Conglomerate San Miguel Corp. posted an 80-percent jump in net income to P52 billion for 2016 from P28.9 billion a year earlier on the back of higher revenues and better margins across its major businesses.
Excluding foreign exchange losses of P8.9 billion, consolidated net income more than doubled, or increased 111 percent, to P61.2 billion during the period, the company said.
Operating income on a consolidated basis rose 24 percent to P99.7 billion from P80.5 billion in 2015, with profits in most of its businesses registering double-digit growth.
Revenues, however, grew only 2 percent to P685 billion as lower prices of fuel dragged the sales of its oil retailer, Petron Corp.
Subsidiaries’ hefty gains
San Miguel Brewery (SMB) reported a 31-percent increase in net income to P17.7 billion in 2016 from P13.5 billion in 2015, while revenues climbed 18 percent to P97.2 billion on the back of record sales volume of 230.4 million cases.

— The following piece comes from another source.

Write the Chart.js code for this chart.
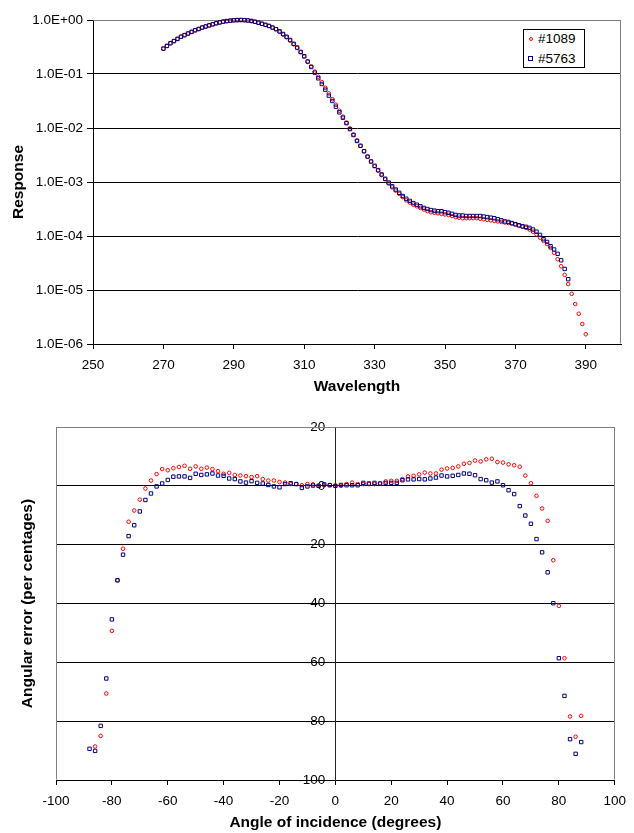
<!DOCTYPE html>
<html>
<head>
<meta charset="utf-8">
<script src="https://cdn.jsdelivr.net/npm/chart.js@4.4.1/dist/chart.umd.min.js"></script>
<style>
  body { margin: 0; background: #fff; width: 634px; height: 833px; position: relative; overflow: hidden;
         font-family: 'Liberation Sans', Arial, sans-serif; }
  #topChart { position: absolute; left: 0; top: 0; }
  #bottomChart { position: absolute; left: 0; top: 400px; }
  .legend { position: absolute; left: 523px; top: 29px; width: 60px; height: 37px;
            border: 1px solid #000; background: #fff; font-size: 13.5px; color: #000; }
  .legend .txt { position: absolute; left: 14px; height: 16px; line-height: 16px; }
  .mk { position: absolute; box-sizing: border-box; }
  .mk.red { width: 4px; height: 4px; border: 1px solid #ff0000; border-radius: 50%; }
  .mk.blue { width: 5px; height: 5px; border: 1px solid #000080; }
</style>
</head>
<body>
<canvas id="topChart" width="634" height="400"></canvas>
<canvas id="bottomChart" width="634" height="433"></canvas>
<div class="legend">
  <span class="mk red" style="left:5px; top:7px;"></span><span class="txt" style="top:1px;">#1089</span>
  <span class="mk blue" style="left:4px; top:26px;"></span><span class="txt" style="top:21px;">#5763</span>
</div>
<script>
// ---- top chart: spectral response (log10 of response) ----
const wavelengths = [
  270,271,272,273,274,275,276,277,278,279,
  280,281,282,283,284,285,286,287,288,289,
  290,291,292,293,294,295,296,297,298,299,
  300,301,302,303,304,305,306,307,308,309,
  310,311,312,313,314,315,316,317,318,319,
  320,321,322,323,324,325,326,327,328,329,
  330,331,332,333,334,335,336,337,338,339,
  340,341,342,343,344,345,346,347,348,349,
  350,351,352,353,354,355,356,357,358,359,
  360,361,362,363,364,365,366,367,368,369,
  370,371,372,373,374,375,376,377,378,379,
  380,381,382,383,384,385,386,387,388,389,
  390
];
const logResp1089 = [
  -0.53,-0.48,-0.43,-0.39,-0.35,-0.31,-0.28,-0.25,-0.22,-0.19,
  -0.167,-0.14,-0.12,-0.10,-0.08,-0.06,-0.045,-0.03,-0.02,-0.012,
  -0.006,-0.002,0,-0.003,-0.008,-0.018,-0.032,-0.05,-0.07,-0.09,
  -0.11,-0.14,-0.17,-0.22,-0.27,-0.32,-0.38,-0.45,-0.52,-0.60,
  -0.68,-0.77,-0.86,-0.955,-1.05,-1.15,-1.255,-1.36,-1.465,-1.57,
  -1.68,-1.79,-1.90,-2.01,-2.12,-2.23,-2.33,-2.43,-2.53,-2.62,
  -2.71,-2.79,-2.87,-2.95,-3.03,-3.10,-3.16,-3.22,-3.28,-3.34,
  -3.38,-3.42,-3.45,-3.48,-3.51,-3.54,-3.56,-3.57,-3.58,-3.59,
  -3.60,-3.61,-3.63,-3.65,-3.66,-3.67,-3.67,-3.67,-3.67,-3.67,
  -3.68,-3.69,-3.70,-3.71,-3.72,-3.73,-3.74,-3.75,-3.76,-3.77,
  -3.79,-3.81,-3.83,-3.85,-3.88,-3.92,-3.97,-4.03,-4.09,-4.15,
  -4.22,-4.31,-4.43,-4.56,-4.72,-4.89,-5.07,-5.26,-5.44,-5.63,
  -5.82
];
const logResp5763 = [
  -0.53,-0.48,-0.43,-0.39,-0.35,-0.31,-0.28,-0.25,-0.22,-0.19,
  -0.167,-0.14,-0.12,-0.10,-0.08,-0.06,-0.045,-0.03,-0.02,-0.012,
  -0.006,-0.002,0,-0.003,-0.008,-0.018,-0.032,-0.05,-0.07,-0.09,
  -0.11,-0.14,-0.17,-0.21,-0.26,-0.31,-0.37,-0.44,-0.51,-0.59,
  -0.67,-0.77,-0.87,-0.975,-1.08,-1.185,-1.29,-1.40,-1.50,-1.605,
  -1.71,-1.81,-1.91,-2.02,-2.13,-2.24,-2.33,-2.43,-2.53,-2.62,
  -2.70,-2.78,-2.86,-2.94,-3.01,-3.08,-3.14,-3.20,-3.26,-3.31,
  -3.35,-3.39,-3.42,-3.45,-3.48,-3.50,-3.52,-3.53,-3.54,-3.54,
  -3.56,-3.57,-3.59,-3.61,-3.62,-3.62,-3.63,-3.63,-3.63,-3.63,
  -3.63,-3.64,-3.65,-3.66,-3.67,-3.69,-3.71,-3.73,-3.74,-3.76,
  -3.78,-3.80,-3.82,-3.83,-3.85,-3.88,-3.92,-3.98,-4.06,-4.11,
  -4.19,-4.25,-4.33,-4.45,-4.61,-4.80
];
const wlTicks = [250, 270, 290, 310, 330, 350, 370, 390];
const respTicks = [1e-6, 1e-5, 1e-4, 1e-3, 1e-2, 1e-1, 1];
const respTickLabels = ['1.0E-06', '1.0E-05', '1.0E-04', '1.0E-03', '1.0E-02', '1.0E-01', '1.0E+00'];

// ---- bottom chart: angular error ----
const angles = [
  -88,-86,-84,-82,-80,-78,-76,-74,-72,-70,-68,-66,-64,-62,-60,-58,-56,-54,-52,-50,
  -48,-46,-44,-42,-40,-38,-36,-34,-32,-30,-28,-26,-24,-22,-20,-18,-16,-14,-12,-10,
  -8,-6,-4,-2,0,2,4,6,8,10,12,14,16,18,20,22,24,26,28,30,
  32,34,36,38,40,42,44,46,48,50,52,54,56,58,60,62,64,66,68,70,
  72,74,76,78,80,82,84,86,88
];
const err1089 = [
  null,-88.6,-85.0,-70.6,-49.3,-32.1,-21.4,-12.2,-8.4,-4.7,-0.9,1.8,4.0,5.7,5.3,6.0,6.4,6.8,5.8,6.6,
  5.8,6.2,5.7,5.0,4.1,4.4,3.7,3.5,3.3,3.0,3.3,2.3,1.8,1.8,1.3,1.1,0.6,0.6,0.2,0.6,
  0.5,0,0.2,0.3,0,0,0.6,1.1,0.6,0.6,0.6,0.6,0.8,1.5,1.7,1.7,2.3,3.2,3.4,3.9,
  4.5,4.2,4.2,5.5,5.9,6.1,6.6,7.5,7.8,8.6,8.3,9.0,9.2,8.1,7.9,7.3,7.0,6.5,3.5,0.9,
  -3.4,-7.7,-11.9,-25.3,-40.8,-58.6,-78.4,-85.3,-78.2
];
const err5763 = [
  -89.4,-90.1,-81.6,-65.5,-45.4,-32.1,-23.4,-17.1,-13.4,-8.7,-4.8,-2.6,-0.2,0.8,2.0,3.1,3.2,3.2,2.7,4.1,
  3.7,3.9,4.2,3.5,3.4,2.5,2.3,1.5,1.1,1.6,1.0,0.8,0.3,-0.2,-0.5,0.6,0.9,0.6,-0.7,-0.2,
  0.1,0,0.5,0.2,0,0.3,0.2,0.2,0.2,1.0,0.8,1.0,0.8,1.0,1.0,1.0,1.9,2.2,2.2,2.3,
  2.2,2.5,2.8,3.5,3.2,3.4,3.7,4.2,4.1,3.6,2.3,1.9,1.1,1.5,0.2,-1.5,-2.8,-6.9,-10.1,-12.9,
  -18.1,-22.6,-29.4,-39.9,-58.6,-71.4,-86.1,-91.1,-87.1
];

const FONT = "'Liberation Sans', Arial, sans-serif";
Chart.defaults.font.family = FONT;
Chart.defaults.font.size = 13.5;
Chart.defaults.color = '#000';

// grey plot-area frame on the sides that carry no axis
const plotFrame = {
  id: 'plotFrame',
  beforeDatasetsDraw(chart, args, opts) {
    const { ctx, chartArea: a } = chart;
    const l = Math.round(a.left) + 0.5, r = Math.round(a.right) - 0.5;
    const t = Math.round(a.top) + 0.5, b = Math.round(a.bottom) - 0.5;
    ctx.save();
    ctx.strokeStyle = '#808080';
    ctx.lineWidth = 1;
    ctx.beginPath();
    if (opts.sides.includes('top')) { ctx.moveTo(l, t); ctx.lineTo(r, t); }
    if (opts.sides.includes('right')) { ctx.moveTo(r, t); ctx.lineTo(r, b); }
    if (opts.sides.includes('left')) { ctx.moveTo(l, t); ctx.lineTo(l, b); }
    ctx.stroke();
    ctx.restore();
  }
};

// y axis that crosses at x = 0: put its labels right-aligned left of the tick marks
const crossLabels = {
  id: 'crossLabels',
  beforeDraw(chart) {
    const s = chart.scales.y;
    const edge = chart.scales.x.getPixelForValue(0) - s.options.grid.tickLength - s.options.ticks.padding;
    s.getLabelItems(chart.chartArea).forEach(it => {
      it.options.textAlign = 'right';
      it.options.translation[0] = edge;
    });
  }
};

const redMarks = { pointStyle: 'circle', pointRadius: 1.8, borderColor: '#ff0000', backgroundColor: 'rgba(0,0,0,0)', borderWidth: 1 };
const blueMarks = { pointStyle: 'rect', pointRadius: 2.4, borderColor: '#000080', backgroundColor: 'rgba(0,0,0,0)', borderWidth: 1 };

function pairs(xs, ys, fn) {
  return ys.map((v, i) => ({ x: xs[i], y: v === null ? null : fn(v) }));
}

new Chart(document.getElementById('topChart'), {
  type: 'scatter',
  data: {
    datasets: [
      Object.assign({ label: '#1089', data: pairs(wavelengths, logResp1089, e => Math.pow(10, e)), order: 1, clip: false }, redMarks),
      Object.assign({ label: '#5763', data: pairs(wavelengths, logResp5763, e => Math.pow(10, e)), order: 0, clip: false }, blueMarks)
    ]
  },
  options: {
    responsive: false,
    animation: false,
    events: [],
    layout: { padding: { top: 20, right: 13, left: 0, bottom: 0 } },
    plugins: { legend: { display: false }, tooltip: { enabled: false }, plotFrame: { sides: ['top', 'right'] } },
    scales: {
      x: {
        type: 'linear', min: 250, max: 400,
        afterBuildTicks: s => { s.ticks = wlTicks.map(v => ({ value: v })); },
        afterFit: s => { s.height = 56; },
        ticks: { padding: 8, maxRotation: 0 },
        grid: { drawOnChartArea: false, tickLength: 5, color: '#000' },
        border: { color: '#000' },
        title: { display: true, text: 'Wavelength', font: { size: 15.5, weight: 'bold' }, padding: { top: 0, bottom: 4 } }
      },
      y: {
        type: 'logarithmic', min: 1e-6, max: 1,
        afterBuildTicks: s => { s.ticks = respTicks.map(v => ({ value: v })); },
        afterFit: s => { s.width = 93; },
        ticks: { padding: 4, callback: (v, i) => respTickLabels[i] },
        grid: { tickLength: 6, color: c => (c.tick && c.tick.value === 1 ? '#808080' : '#000'), tickColor: '#000' },
        border: { color: '#000' },
        title: { display: true, text: 'Response', font: { size: 15.5, weight: 'bold' }, padding: { top: 9, bottom: 0 } }
      }
    }
  },
  plugins: [plotFrame]
});

new Chart(document.getElementById('bottomChart'), {
  type: 'scatter',
  data: {
    datasets: [
      Object.assign({ label: '#1089', data: pairs(angles, err1089, v => v), order: 1, clip: false }, redMarks),
      Object.assign({ label: '#5763', data: pairs(angles, err5763, v => v), order: 0, clip: false }, blueMarks)
    ]
  },
  options: {
    responsive: false,
    animation: false,
    events: [],
    layout: { padding: { top: 27, right: 12, left: 0, bottom: 0 } },
    plugins: { legend: { display: false }, tooltip: { enabled: false }, plotFrame: { sides: ['top', 'right', 'left'] } },
    scales: {
      x: {
        type: 'linear', min: -100, max: 100,
        afterFit: s => { s.height = 53; },
        ticks: { stepSize: 20, padding: 8, maxRotation: 0 },
        grid: { drawOnChartArea: false, tickLength: 5, color: '#000' },
        border: { color: '#000' },
        title: { display: true, text: 'Angle of incidence (degrees)', font: { size: 15.5, weight: 'bold' }, padding: { top: 0, bottom: 1 } }
      },
      y: {
        type: 'linear', min: -100, max: 20, position: { x: 0 },
        ticks: { stepSize: 20, padding: 4 },
        grid: { tickLength: 6, color: c => (c.tick && c.tick.value === 20 ? '#808080' : '#000'), tickColor: '#000' },
        border: { color: '#222' }
      },
      yTitle: {
        type: 'linear', position: 'left', display: true,
        afterFit: s => { s.width = 56; },
        ticks: { display: false },
        grid: { display: false },
        border: { display: false },
        title: { display: true, text: 'Angular error (per centages)', font: { size: 15.5, weight: 'bold' }, padding: { top: 18, bottom: 0 } }
      }
    }
  },
  plugins: [plotFrame, crossLabels]
});
</script>
</body>
</html>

Liquor unit Ginebra San Miguel Inc. registered a P361 million net income, a turnaround from a P386 million net loss the previous year. Revenues grew 12 percent to P18.6 billion on a 9 percent improvement in volumes to 25.2 million cases.

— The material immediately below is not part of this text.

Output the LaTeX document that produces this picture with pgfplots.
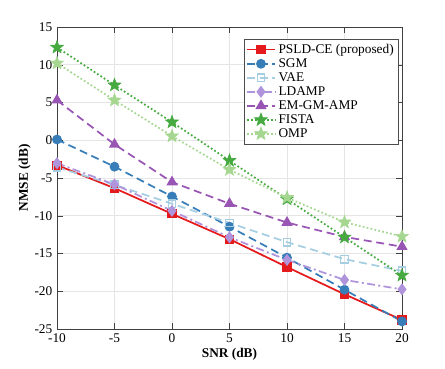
\documentclass[border=0pt]{standalone}
\usepackage{fontspec}
\setmainfont{Liberation Serif}
\usepackage{pgfplots}
\pgfplotsset{compat=1.18}
\usetikzlibrary{calc}
\definecolor{cred}{RGB}{228,26,28}
\definecolor{csgm}{RGB}{55,126,184}
\definecolor{cvae}{RGB}{166,206,227}
\definecolor{cldamp}{RGB}{175,148,220}
\definecolor{cem}{RGB}{152,85,180}
\definecolor{cfista}{RGB}{70,170,65}
\definecolor{comp}{RGB}{165,215,145}
\pgfdeclareplotmark{fstar}{%
  \pgfpathmoveto{\pgfqpointpolar{90}{\pgfplotmarksize}}%
  \pgfpathlineto{\pgfqpointpolar{126}{0.42\pgfplotmarksize}}%
  \pgfpathlineto{\pgfqpointpolar{162}{\pgfplotmarksize}}%
  \pgfpathlineto{\pgfqpointpolar{198}{0.42\pgfplotmarksize}}%
  \pgfpathlineto{\pgfqpointpolar{234}{\pgfplotmarksize}}%
  \pgfpathlineto{\pgfqpointpolar{270}{0.42\pgfplotmarksize}}%
  \pgfpathlineto{\pgfqpointpolar{306}{\pgfplotmarksize}}%
  \pgfpathlineto{\pgfqpointpolar{342}{0.42\pgfplotmarksize}}%
  \pgfpathlineto{\pgfqpointpolar{18}{\pgfplotmarksize}}%
  \pgfpathlineto{\pgfqpointpolar{54}{0.42\pgfplotmarksize}}%
  \pgfpathclose
  \pgfusepathqfillstroke}
\begin{document}
\begin{tikzpicture}
\begin{axis}[
  scale only axis,
  width=258.75pt, height=226.5pt,
  xmin=-10, xmax=20, ymin=-25, ymax=15,
  xtick={-10,-5,...,20}, ytick={-25,-20,...,15},
  grid=major,
  major grid style={gray!20, line width=0.4pt},
  axis line style={black!75, line width=0.5pt},
  tick style={black!75},
  tick align=inside,
  font=\fontsize{10}{12}\selectfont,
  /pgf/number format/assume math mode=true,
  xlabel={\textbf{SNR (dB)}},
  ylabel={\textbf{NMSE (dB)}},
  xlabel style={yshift=3pt},
  ylabel style={yshift=-4pt},
  legend style={at={(rel axis cs:1,1)}, anchor=north east, xshift=-2.5pt, yshift=-9pt,
    draw=black!70, fill=white, font=\fontsize{10}{11}\selectfont, row sep=-1.6pt,
    inner sep=1.5pt},
  legend cell align=left,
  legend image code/.code={\draw[mark repeat=2,mark phase=2] plot coordinates {(0cm,0cm) (0.37cm,0cm) (0.74cm,0cm)};},
]
\addplot[cred, line width=1.3pt, mark=square*, mark size=2.8pt, mark options={solid}]
  coordinates {(-10,-3.3) (-5,-6.35) (0,-9.75) (5,-13.1) (10,-16.8) (15,-20.4) (20,-23.8)};
\addlegendentry{PSLD-CE (proposed)}
\addplot[csgm, line width=1.3pt, dash pattern=on 6pt off 3.5pt, mark=*, mark size=3pt, mark options={solid}]
  coordinates {(-10,0.1) (-5,-3.5) (0,-7.45) (5,-11.45) (10,-15.55) (15,-19.8) (20,-24.0)};
\addlegendentry{SGM}
\addplot[cvae, line width=1.3pt, dash pattern=on 6pt off 3.5pt, mark=square, mark size=2.8pt, mark options={solid, line width=1pt}]
  coordinates {(-10,-3.6) (-5,-5.9) (0,-8.4) (5,-10.95) (10,-13.5) (15,-15.75) (20,-17.3)};
\addlegendentry{VAE}
\addplot[cldamp, line width=1.3pt, dash pattern=on 6pt off 2.5pt on 1.5pt off 2.5pt, mark=diamond*, mark size=3.5pt, mark options={solid}]
  coordinates {(-10,-3.05) (-5,-5.85) (0,-9.35) (5,-12.85) (10,-15.85) (15,-18.5) (20,-19.75)};
\addlegendentry{LDAMP}
\addplot[cem, line width=1.3pt, dash pattern=on 6pt off 3.5pt, mark=triangle*, mark size=3.6pt, mark options={solid}]
  coordinates {(-10,5.3) (-5,-0.55) (0,-5.55) (5,-8.4) (10,-10.9) (15,-12.8) (20,-14.1)};
\addlegendentry{EM-GM-AMP}
\addplot[cfista, line width=1.3pt, dash pattern=on 1.3pt off 1.7pt, mark=fstar, mark size=5pt, mark options={solid, line width=0.5pt}]
  coordinates {(-10,12.3) (-5,7.3) (0,2.4) (5,-2.7) (10,-7.8) (15,-12.85) (20,-17.9)};
\addlegendentry{FISTA}
\addplot[comp, line width=1.3pt, dash pattern=on 1.3pt off 1.7pt, mark=fstar, mark size=5pt, mark options={solid, line width=0.5pt}]
  coordinates {(-10,10.2) (-5,5.3) (0,0.55) (5,-3.9) (10,-7.6) (15,-10.85) (20,-12.75)};
\addlegendentry{OMP}
\end{axis}
\path ($(current axis.south west)+(-42.75pt,-30pt)$) rectangle ($(current axis.north east)+(32.25pt,20.25pt)$);
\end{tikzpicture}
\end{document}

Food manufacturer San Miguel Pure Foods Co. Inc. reported a 26-percent rise in profit to P6 billion on improved margins brought about by higher sales volumes amid favorable selling prices. The unit’s consolidated revenues rose 4 percent to P111.6 billion.
San Miguel Packaging Group saw sales grow 9 percent to P27.4 billion, traced to its glass and plastics products, as well as higher contributions from its Australian businesses. Its operating income reached P2.6 billion, up 10 percent year-on-year.

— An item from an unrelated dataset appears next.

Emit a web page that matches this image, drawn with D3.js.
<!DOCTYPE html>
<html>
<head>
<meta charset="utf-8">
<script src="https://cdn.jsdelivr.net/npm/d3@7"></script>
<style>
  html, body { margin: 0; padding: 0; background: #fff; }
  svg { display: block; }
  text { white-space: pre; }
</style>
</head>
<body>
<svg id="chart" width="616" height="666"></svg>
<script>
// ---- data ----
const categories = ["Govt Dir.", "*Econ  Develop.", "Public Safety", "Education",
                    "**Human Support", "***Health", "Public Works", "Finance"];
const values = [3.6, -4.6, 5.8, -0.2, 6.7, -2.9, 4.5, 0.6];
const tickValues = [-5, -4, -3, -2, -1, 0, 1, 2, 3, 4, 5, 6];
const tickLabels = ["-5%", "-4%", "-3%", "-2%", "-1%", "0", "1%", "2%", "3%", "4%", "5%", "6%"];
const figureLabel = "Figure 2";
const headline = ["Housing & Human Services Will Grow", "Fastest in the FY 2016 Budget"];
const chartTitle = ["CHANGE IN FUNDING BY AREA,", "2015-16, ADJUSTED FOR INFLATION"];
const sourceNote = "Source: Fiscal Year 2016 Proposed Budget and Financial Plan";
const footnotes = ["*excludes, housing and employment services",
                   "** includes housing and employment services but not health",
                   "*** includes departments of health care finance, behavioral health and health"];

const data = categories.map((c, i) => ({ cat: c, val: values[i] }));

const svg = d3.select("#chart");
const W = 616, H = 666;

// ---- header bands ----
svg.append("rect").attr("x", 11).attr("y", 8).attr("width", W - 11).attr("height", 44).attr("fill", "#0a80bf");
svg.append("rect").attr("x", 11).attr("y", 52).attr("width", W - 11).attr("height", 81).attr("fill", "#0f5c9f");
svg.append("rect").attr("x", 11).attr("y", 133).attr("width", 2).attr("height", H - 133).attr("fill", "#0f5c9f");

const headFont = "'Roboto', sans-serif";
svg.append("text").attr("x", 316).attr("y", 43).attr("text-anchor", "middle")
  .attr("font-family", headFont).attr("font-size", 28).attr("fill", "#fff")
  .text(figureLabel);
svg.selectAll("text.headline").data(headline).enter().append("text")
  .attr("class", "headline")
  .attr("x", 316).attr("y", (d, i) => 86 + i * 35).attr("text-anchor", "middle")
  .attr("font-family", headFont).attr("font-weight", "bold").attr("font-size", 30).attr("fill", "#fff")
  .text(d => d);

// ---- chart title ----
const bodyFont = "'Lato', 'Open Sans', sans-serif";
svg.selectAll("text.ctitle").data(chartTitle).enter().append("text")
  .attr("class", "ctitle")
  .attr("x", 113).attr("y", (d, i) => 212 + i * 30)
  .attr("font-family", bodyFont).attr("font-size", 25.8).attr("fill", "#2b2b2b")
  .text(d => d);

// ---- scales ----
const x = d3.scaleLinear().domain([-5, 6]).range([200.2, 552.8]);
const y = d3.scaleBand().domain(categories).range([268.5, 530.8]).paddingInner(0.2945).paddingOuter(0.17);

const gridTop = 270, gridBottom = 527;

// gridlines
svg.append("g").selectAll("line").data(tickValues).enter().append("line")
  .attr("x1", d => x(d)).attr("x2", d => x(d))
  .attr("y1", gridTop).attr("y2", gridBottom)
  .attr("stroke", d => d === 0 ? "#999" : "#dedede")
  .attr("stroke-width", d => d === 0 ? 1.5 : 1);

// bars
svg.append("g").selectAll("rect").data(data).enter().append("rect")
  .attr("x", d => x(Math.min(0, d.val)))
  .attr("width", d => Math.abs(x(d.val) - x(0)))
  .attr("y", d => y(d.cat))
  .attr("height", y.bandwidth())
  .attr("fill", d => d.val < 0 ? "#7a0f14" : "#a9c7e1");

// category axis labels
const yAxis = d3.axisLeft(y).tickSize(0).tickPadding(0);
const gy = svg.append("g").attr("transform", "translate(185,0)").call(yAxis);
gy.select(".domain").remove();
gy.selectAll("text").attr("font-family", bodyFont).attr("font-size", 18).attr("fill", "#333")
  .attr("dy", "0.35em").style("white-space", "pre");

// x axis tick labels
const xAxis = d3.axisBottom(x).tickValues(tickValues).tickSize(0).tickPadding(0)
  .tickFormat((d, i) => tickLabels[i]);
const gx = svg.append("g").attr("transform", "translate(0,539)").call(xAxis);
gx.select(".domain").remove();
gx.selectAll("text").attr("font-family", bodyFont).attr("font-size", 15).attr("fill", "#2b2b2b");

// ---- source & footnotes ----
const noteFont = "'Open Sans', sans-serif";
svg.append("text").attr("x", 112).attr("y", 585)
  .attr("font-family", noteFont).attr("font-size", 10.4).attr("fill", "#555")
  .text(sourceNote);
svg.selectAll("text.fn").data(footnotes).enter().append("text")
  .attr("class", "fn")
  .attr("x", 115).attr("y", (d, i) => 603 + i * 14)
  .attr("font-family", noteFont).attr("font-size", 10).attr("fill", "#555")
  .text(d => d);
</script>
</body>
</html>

Power vehicle SMC Global Power reported P78 billion in revenues. Operating income stood at P26.7 billion, which was 13 percent higher than the previous year due to lower generation costs and improvement in generation volume from both its Sual and Ilijan plants.
Oil refiner and retailer Petron recorded a 73-percent leap in net income to P10.8 billion from P6.3 billion the previous year, driven by sales volume growth, better efficiencies from both its Philippines and Malaysia operations, an increased crude run at higher product yields, and effective risk management. Its operating income rose 31 percent to P23.8 billion.
Its infrastructure business, through San Miguel Holdings Corp., posted P19.9 billion in revenues, up 13 percent on continued growth in traffic volume for all SMC-operated toll roads SLEX, Skyway 1 and 2, STAR and TPLEX. Operating income improved 6 percent to P9.8 billion.
SMC is currently preparing for the secondary tranche of its P60-billion bond program. The firm seeks to raise as much as P15 billion – with a P10 billion base offer and P5 billion in case of oversubscription – from offering a five-year Series D bond due 2022. This leaves SMC with P25 billion for future issuances under its three-year bond program.
The fresh funds are expected to partly finance SMC’s dollar-denominated debt obligations.
Established in 1890, SMC is a diversified conglomerate, currently led by businessman Ramon Ang, holding his business including beverages, food and packaging (San Miguel Brewery Inc., Ginebra San Miguel Inc., San Miguel Pure Foods Company Inc.), fuel and oil (Petron Corp.), energy and power (SMC Global Power), infrastructure (Eagle Cement Corp.), and banking (Bank of Commerce).